UNIX Re-frames What Computing Is

This is one of the key reasons I advocate familiarising students with UNIX: it re-frames what Computing is. With sufficient experience of chaining together pipes, writing shell scripts to automate tasks, or just interacting with a computer through direct commands; Computing starts to move away from the idea that programs must operate in a vacuum: I program in my IDE, I write documents in a word processor, I use the Internet via a browser. UNIX however allows endless possibilities to create new programs on the fly for whatever purpose you might have. One recent example I'm rather proud of was putting together a script that found all the keywords in a collection of papers:

By chaining together just six programs I took a collection of documents and created a neatly organised list of keywords that can be modified and expanded as needed.

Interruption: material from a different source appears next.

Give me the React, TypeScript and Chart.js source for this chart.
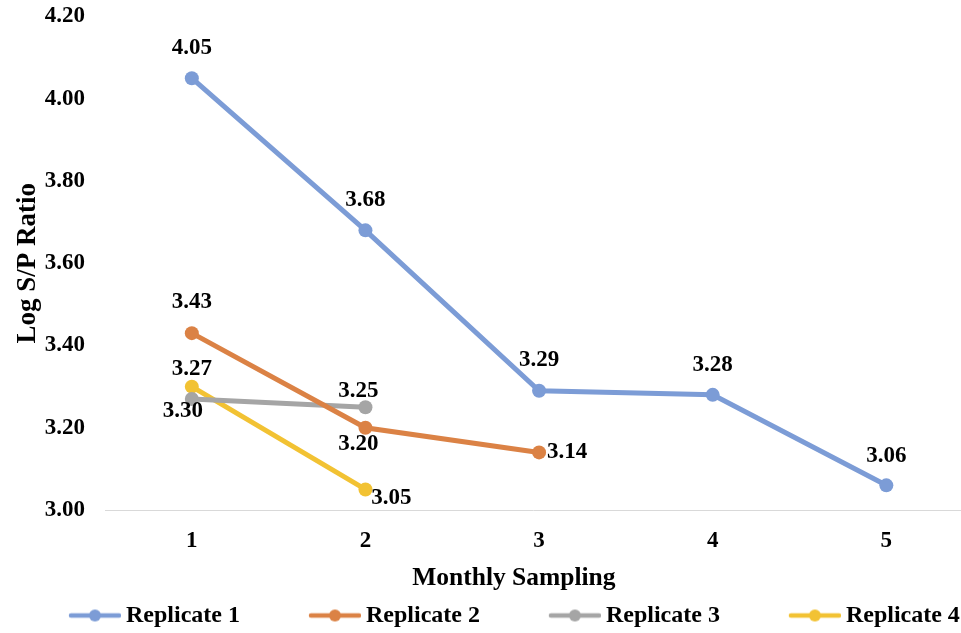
import React, { useEffect, useRef } from "react";
import { Chart, registerables } from "chart.js";

Chart.register(...registerables);

// ---- data ----
const MONTHS = [1, 2, 3, 4, 5];
const SERIES_NAMES = ["Replicate 1", "Replicate 2", "Replicate 3", "Replicate 4"];
const REPLICATE_1 = [4.05, 3.68, 3.29, 3.28, 3.06];
const REPLICATE_2 = [3.43, 3.2, 3.14];
const REPLICATE_3 = [3.27, 3.25];
const REPLICATE_4 = [3.3, 3.05];
const Y_TICKS = [3.0, 3.2, 3.4, 3.6, 3.8, 4.0, 4.2];
const X_TITLE = "Monthly Sampling";
const Y_TITLE = "Log S/P Ratio";

// ---- style ----
const COLORS = ["#7C9CD6", "#DB8245", "#A5A5A5", "#F2C233"];
const FONT = "'Liberation Serif', 'Times New Roman', serif";
// label placement relative to each point (dx, dy in px)
const LABEL_OFFSETS = [
  [[0, -30], [0, -30], [0, -31], [0, -30], [0, -29]],
  [[0, -31], [-7, 16], [28, 0]],
  [[0, -30], [-7, -16]],
  [[-9, 24], [26, 9]],
];

const LEGEND_W = 114;
const MARKER_W = 52;
const OVERHANG = 7;

function makeMarker(color: string): HTMLCanvasElement {
  const c = document.createElement("canvas");
  c.width = LEGEND_W + OVERHANG * 2;
  c.height = 16;
  const ctx = c.getContext("2d")!;
  const x1 = c.width - MARKER_W;
  const x2 = c.width;
  ctx.strokeStyle = color;
  ctx.lineWidth = 4.5;
  ctx.lineCap = "round";
  ctx.beginPath();
  ctx.moveTo(x1 + 2, 8);
  ctx.lineTo(x2 - 2, 8);
  ctx.stroke();
  ctx.fillStyle = color;
  ctx.beginPath();
  ctx.arc((x1 + x2) / 2, 8, 6, 0, Math.PI * 2);
  ctx.fill();
  return c;
}

const dataLabelPlugin = {
  id: "dataLabels",
  afterDatasetsDraw(chart: any) {
    const ctx = chart.ctx;
    ctx.save();
    ctx.font = `bold 23px ${FONT}`;
    ctx.fillStyle = "#000";
    ctx.textAlign = "center";
    ctx.textBaseline = "middle";
    chart.data.datasets.forEach((ds: any, di: number) => {
      const meta = chart.getDatasetMeta(di);
      meta.data.forEach((pt: any, i: number) => {
        const v = ds.data[i].y as number;
        const off = (LABEL_OFFSETS[di] && LABEL_OFFSETS[di][i]) || [0, -30];
        ctx.fillText(v.toFixed(2), pt.x + off[0], pt.y + off[1]);
      });
    });
    ctx.restore();
  },
};

export default function App() {
  const ref = useRef<HTMLCanvasElement | null>(null);

  useEffect(() => {
    if (!ref.current) return;
    const series = [REPLICATE_1, REPLICATE_2, REPLICATE_3, REPLICATE_4];
    const markers = COLORS.map(makeMarker);
    const chart = new Chart(ref.current, {
      type: "line",
      data: {
        datasets: series.map((vals, si) => ({
          label: SERIES_NAMES[si],
          data: vals.map((v, i) => ({ x: MONTHS[i], y: v })),
          borderColor: COLORS[si],
          backgroundColor: COLORS[si],
          borderWidth: 5,
          pointRadius: 7,
          pointHoverRadius: 7,
          pointBorderWidth: 0,
          pointBackgroundColor: COLORS[si],
          tension: 0,
          fill: false,
          clip: false,
        })),
      },
      options: {
        animation: false,
        responsive: false,
        devicePixelRatio: 1,
        layout: { autoPadding: false, padding: { top: 16.5, left: 0, right: 0, bottom: -4.5 } },
        scales: {
          x: {
            type: "linear",
            min: 0.5,
            max: 5.43,
            afterBuildTicks: (scale: any) => {
              scale.ticks = MONTHS.map((v) => ({ value: v }));
            },
            afterFit: (scale: any) => {
              scale.height = 93.5;
            },
            grid: { display: false, drawTicks: true, tickLength: 17 },
            border: { display: true, color: "#D9D9D9", width: 1 },
            ticks: {
              color: "#000",
              padding: 0,
              font: { family: FONT, size: 23, weight: "bold" },
              callback: (v: any) => String(v),
            },
            title: {
              display: true,
              text: X_TITLE + "\u00A0\u00A0\u00A0\u00A0\u00A0\u00A0",
              color: "#000",
              font: { family: FONT, size: 25.5, weight: "bold" },
              padding: { top: 0, bottom: 10 },
            },
          },
          y: {
            type: "linear",
            min: Y_TICKS[0],
            max: Y_TICKS[Y_TICKS.length - 1],
            afterBuildTicks: (scale: any) => {
              scale.ticks = Y_TICKS.map((v) => ({ value: v }));
            },
            afterFit: (scale: any) => {
              scale.width = 105;
            },
            grid: { display: false, drawTicks: true, tickLength: 20 },
            border: { display: false },
            ticks: {
              color: "#000",
              padding: 0,
              font: { family: FONT, size: 23, weight: "bold" },
              callback: (v: any) => Number(v).toFixed(2),
            },
            title: {
              display: true,
              text: Y_TITLE,
              color: "#000",
              font: { family: FONT, size: 27, weight: "bold" },
              padding: { top: 11.5, bottom: 0 },
            },
          },
        },
        plugins: {
          tooltip: { enabled: false },
          legend: {
            position: "bottom",
            align: "start",
            labels: {
              usePointStyle: true,
              pointStyleWidth: LEGEND_W,
              padding: 0,
              color: "#000",
              font: { family: FONT, size: 24, weight: "bold" },
              generateLabels: (ch: any) =>
                ch.data.datasets.map((ds: any, i: number) => ({
                  text: ds.label,
                  fillStyle: COLORS[i],
                  strokeStyle: COLORS[i],
                  lineWidth: 0,
                  pointStyle: markers[i],
                  hidden: false,
                  datasetIndex: i,
                  fontColor: "#000",
                })),
            },
          },
        },
      },
      plugins: [dataLabelPlugin],
    } as any);
    return () => chart.destroy();
  }, []);

  return (
    <div style={{ position: "absolute", left: 0, top: 0, width: 961, height: 633, background: "#fff" }}>
      <canvas ref={ref} width={961} height={633} style={{ width: 961, height: 633, display: "block" }} />
    </div>
  );
}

I created entirely new functionality that none of the individual commands could offer on their own. How would I have tackled this issue without UNIX? Gone through and transcribed each document by hand? Written a script in a language like Python that probably meant installing some extra packages to perform? The use case is so niche that I doubt a pre-made executable would have existed for me.

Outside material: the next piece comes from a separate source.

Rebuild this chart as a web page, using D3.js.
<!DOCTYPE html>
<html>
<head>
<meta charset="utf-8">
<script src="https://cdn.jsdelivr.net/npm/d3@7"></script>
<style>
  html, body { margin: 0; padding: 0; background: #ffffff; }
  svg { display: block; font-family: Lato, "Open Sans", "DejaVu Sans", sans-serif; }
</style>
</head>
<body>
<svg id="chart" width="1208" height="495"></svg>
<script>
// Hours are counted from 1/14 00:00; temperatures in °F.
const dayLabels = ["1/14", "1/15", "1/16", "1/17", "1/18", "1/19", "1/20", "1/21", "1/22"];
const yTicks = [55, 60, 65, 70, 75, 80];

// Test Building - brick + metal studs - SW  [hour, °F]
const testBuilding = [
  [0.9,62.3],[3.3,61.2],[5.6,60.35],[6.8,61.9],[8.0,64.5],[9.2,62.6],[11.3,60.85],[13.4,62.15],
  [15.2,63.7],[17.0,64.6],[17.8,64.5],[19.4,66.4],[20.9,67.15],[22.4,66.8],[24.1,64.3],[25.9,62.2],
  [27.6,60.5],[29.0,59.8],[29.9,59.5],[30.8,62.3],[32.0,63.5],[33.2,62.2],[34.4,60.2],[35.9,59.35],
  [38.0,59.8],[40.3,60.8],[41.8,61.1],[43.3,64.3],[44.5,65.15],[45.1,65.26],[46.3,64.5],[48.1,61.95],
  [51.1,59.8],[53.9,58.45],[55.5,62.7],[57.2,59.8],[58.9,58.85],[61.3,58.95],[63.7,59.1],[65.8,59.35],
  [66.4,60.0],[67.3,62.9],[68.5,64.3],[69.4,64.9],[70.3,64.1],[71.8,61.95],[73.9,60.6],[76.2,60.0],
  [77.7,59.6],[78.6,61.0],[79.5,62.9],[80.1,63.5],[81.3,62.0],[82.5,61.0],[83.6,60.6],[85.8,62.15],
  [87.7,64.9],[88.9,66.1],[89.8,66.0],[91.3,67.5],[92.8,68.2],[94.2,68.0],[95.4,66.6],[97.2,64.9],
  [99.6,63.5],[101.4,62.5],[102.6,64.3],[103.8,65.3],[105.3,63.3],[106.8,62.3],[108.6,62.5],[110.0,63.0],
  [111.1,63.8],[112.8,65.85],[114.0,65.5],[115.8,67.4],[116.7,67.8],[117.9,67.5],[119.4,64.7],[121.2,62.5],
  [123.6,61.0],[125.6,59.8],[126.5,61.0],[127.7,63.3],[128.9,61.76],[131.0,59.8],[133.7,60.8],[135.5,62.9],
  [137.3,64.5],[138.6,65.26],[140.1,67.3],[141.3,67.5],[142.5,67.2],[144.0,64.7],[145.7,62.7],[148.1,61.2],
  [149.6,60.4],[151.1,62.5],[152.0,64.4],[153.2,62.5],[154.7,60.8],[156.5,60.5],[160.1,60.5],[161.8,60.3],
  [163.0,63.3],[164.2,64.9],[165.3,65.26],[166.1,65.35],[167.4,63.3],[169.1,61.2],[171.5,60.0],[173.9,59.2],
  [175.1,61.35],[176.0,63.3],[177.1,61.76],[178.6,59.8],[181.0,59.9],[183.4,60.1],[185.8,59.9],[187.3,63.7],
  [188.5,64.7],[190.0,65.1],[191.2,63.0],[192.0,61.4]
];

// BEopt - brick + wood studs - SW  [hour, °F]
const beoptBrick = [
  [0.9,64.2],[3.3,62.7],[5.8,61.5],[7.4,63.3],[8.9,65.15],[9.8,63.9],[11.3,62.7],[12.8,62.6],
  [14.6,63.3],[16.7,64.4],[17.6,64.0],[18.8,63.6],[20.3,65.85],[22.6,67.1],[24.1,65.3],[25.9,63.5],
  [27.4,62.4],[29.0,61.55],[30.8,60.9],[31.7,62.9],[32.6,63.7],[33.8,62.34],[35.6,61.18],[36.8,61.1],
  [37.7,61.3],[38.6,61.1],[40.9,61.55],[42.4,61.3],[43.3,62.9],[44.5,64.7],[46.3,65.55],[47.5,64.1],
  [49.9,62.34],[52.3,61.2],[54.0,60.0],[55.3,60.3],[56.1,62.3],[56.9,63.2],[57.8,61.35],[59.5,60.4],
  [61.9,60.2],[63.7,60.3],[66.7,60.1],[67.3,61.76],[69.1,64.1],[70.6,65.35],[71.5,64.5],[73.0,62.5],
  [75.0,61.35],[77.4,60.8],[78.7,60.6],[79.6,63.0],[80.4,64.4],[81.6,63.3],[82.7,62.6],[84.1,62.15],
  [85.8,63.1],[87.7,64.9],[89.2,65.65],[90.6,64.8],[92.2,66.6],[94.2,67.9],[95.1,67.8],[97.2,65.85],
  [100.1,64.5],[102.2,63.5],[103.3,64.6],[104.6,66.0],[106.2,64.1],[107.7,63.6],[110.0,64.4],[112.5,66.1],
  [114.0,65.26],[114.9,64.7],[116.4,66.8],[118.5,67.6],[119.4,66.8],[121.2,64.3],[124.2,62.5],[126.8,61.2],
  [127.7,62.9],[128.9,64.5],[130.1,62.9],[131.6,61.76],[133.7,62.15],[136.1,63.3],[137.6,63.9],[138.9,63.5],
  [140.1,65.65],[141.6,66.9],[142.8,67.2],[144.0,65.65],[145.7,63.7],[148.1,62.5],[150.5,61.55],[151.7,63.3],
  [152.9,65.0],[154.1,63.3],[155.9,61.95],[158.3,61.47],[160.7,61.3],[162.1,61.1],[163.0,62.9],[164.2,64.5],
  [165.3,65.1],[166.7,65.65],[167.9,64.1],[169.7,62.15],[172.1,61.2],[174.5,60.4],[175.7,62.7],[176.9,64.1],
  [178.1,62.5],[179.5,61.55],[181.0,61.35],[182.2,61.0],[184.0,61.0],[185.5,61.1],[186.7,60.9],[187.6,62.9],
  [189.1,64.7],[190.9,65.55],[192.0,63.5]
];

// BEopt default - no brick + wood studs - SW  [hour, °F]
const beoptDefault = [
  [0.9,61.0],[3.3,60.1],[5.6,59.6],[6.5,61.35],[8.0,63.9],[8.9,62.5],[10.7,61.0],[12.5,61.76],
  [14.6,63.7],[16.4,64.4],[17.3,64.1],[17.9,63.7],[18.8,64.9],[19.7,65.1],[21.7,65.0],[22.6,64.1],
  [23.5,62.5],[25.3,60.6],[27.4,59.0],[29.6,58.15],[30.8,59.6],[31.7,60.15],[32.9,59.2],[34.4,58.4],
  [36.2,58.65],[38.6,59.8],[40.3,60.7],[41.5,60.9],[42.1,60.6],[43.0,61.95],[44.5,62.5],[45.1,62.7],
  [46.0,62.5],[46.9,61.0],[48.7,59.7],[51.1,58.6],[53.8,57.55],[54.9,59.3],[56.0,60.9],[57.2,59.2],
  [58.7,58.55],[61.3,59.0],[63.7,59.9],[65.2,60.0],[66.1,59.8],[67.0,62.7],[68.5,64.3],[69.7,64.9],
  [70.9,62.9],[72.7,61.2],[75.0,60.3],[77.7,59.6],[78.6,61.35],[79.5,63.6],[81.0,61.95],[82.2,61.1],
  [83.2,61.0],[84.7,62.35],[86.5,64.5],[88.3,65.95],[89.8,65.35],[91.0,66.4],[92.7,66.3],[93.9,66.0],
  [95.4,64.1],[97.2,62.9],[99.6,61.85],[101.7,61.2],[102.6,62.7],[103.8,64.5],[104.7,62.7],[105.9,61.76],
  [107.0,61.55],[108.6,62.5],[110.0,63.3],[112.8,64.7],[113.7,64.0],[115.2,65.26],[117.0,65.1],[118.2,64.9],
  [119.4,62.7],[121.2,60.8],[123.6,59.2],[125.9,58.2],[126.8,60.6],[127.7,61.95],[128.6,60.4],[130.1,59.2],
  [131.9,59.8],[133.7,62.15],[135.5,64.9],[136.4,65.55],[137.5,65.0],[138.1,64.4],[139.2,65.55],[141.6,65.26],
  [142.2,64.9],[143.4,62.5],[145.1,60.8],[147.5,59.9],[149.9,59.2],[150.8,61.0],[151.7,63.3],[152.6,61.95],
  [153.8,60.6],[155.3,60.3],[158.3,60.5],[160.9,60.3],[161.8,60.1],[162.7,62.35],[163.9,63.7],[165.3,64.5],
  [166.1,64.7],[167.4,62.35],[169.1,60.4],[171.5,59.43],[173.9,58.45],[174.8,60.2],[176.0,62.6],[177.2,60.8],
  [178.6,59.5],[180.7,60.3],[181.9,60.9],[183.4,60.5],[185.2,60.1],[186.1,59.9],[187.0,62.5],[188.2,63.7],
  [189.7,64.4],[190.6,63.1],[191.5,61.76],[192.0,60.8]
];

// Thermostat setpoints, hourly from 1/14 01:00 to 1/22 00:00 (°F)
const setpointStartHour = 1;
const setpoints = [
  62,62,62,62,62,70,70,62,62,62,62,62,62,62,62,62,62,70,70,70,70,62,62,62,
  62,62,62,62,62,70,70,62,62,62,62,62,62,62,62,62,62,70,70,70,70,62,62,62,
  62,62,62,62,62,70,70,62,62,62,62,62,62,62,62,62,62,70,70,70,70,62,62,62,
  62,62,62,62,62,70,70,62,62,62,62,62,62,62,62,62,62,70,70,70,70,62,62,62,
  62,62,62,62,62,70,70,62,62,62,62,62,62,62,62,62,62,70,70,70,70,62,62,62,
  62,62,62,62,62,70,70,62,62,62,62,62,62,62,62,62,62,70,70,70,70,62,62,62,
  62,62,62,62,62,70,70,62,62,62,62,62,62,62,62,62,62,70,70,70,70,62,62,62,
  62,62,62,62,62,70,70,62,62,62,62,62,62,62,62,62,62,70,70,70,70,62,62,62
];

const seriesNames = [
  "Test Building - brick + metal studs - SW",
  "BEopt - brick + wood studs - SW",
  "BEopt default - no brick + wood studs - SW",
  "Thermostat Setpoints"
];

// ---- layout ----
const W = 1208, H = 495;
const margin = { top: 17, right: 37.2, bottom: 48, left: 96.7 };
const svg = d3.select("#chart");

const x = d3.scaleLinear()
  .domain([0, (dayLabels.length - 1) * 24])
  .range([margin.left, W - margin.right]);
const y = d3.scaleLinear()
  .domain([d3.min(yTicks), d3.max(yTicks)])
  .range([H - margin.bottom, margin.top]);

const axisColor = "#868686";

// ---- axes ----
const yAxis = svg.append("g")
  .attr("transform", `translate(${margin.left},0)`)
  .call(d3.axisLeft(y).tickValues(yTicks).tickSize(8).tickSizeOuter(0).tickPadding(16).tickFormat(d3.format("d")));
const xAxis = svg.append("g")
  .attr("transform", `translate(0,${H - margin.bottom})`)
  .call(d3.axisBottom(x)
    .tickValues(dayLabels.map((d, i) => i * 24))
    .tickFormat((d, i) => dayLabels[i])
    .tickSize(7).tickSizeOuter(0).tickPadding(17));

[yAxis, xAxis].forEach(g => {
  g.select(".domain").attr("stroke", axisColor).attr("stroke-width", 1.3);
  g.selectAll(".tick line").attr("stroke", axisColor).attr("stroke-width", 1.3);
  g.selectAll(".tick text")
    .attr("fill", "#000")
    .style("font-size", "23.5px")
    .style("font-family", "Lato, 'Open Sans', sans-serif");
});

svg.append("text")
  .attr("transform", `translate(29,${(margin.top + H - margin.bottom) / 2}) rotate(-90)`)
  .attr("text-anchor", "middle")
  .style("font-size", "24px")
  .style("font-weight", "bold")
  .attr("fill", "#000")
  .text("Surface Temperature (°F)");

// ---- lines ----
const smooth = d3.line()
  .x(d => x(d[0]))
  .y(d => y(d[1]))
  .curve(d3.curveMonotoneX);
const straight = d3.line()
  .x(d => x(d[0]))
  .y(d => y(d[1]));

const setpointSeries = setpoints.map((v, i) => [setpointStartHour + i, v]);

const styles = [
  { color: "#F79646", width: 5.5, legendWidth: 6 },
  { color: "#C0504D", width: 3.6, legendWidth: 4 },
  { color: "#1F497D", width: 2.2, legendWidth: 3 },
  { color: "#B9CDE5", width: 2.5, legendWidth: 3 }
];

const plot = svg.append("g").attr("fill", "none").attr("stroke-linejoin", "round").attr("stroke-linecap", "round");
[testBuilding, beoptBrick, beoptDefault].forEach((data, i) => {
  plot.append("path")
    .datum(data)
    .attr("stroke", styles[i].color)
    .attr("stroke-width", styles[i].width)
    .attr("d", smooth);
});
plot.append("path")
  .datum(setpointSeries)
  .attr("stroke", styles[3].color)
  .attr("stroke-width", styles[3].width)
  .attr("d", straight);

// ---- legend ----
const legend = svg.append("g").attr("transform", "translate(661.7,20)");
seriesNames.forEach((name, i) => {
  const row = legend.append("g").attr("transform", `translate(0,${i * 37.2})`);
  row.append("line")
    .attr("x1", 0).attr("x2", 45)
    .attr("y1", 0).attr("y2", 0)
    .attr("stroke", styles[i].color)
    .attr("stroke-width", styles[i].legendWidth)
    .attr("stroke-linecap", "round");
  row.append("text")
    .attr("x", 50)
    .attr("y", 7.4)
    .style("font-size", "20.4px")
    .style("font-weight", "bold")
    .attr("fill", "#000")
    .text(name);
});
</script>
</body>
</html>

It Gives A Modular View of Problems

When you're working at the command-line, with the ability to feed one programs output as the input to another. Programs stop being monoliths but rather a collection of tools.

I believe this fundamentally shifts how you look at the act of computing.

For one, problem solving changes from trying to figure out what singular existing program can solve your issue - to what programs (tools) you have at your disposal and how they can be combined to get what you want. Critical thinking is also aided by having you walk through a problem step by step; figuring out what data needs to come in and go out as you move from program to program.

It's Transferable

But more broadly, if you learn an IDE, you have an excellent knowledge of that specific IDE - an IDE that might be tied to one platform, that might have a subscription fee, that might get shutdown at any moment.

If you learn UNIX you can move anywhere with things like Cygwin for Windows, a fully spec-compliant environment on every Mac, and an innumerable number of options across every Linux and BSD distribution.

It Connects With the History of Computing

Using programs that, in many cases have existed longer than you've been alive, helps affirm the idea of Computing as a continually developing field. Often times tools and languages are presented in a vacuum. We use this tool because the course teaches it - and that's ok, most students simply want to get up and running with whatever is being taught as soon as possible.

But learning the command-line gives a fresh perspective. It gives you a better appreciation for why one-click solutions exist in your IDE, for what's really happening under the hood. It develops a deeper knowledge of a range of tools that are going to be available to you almost anywhere and be applicable to almost any possible situation.

So for preparing students with a sustainable, transferable, and reliable knowledge-base - why not teach UNIX?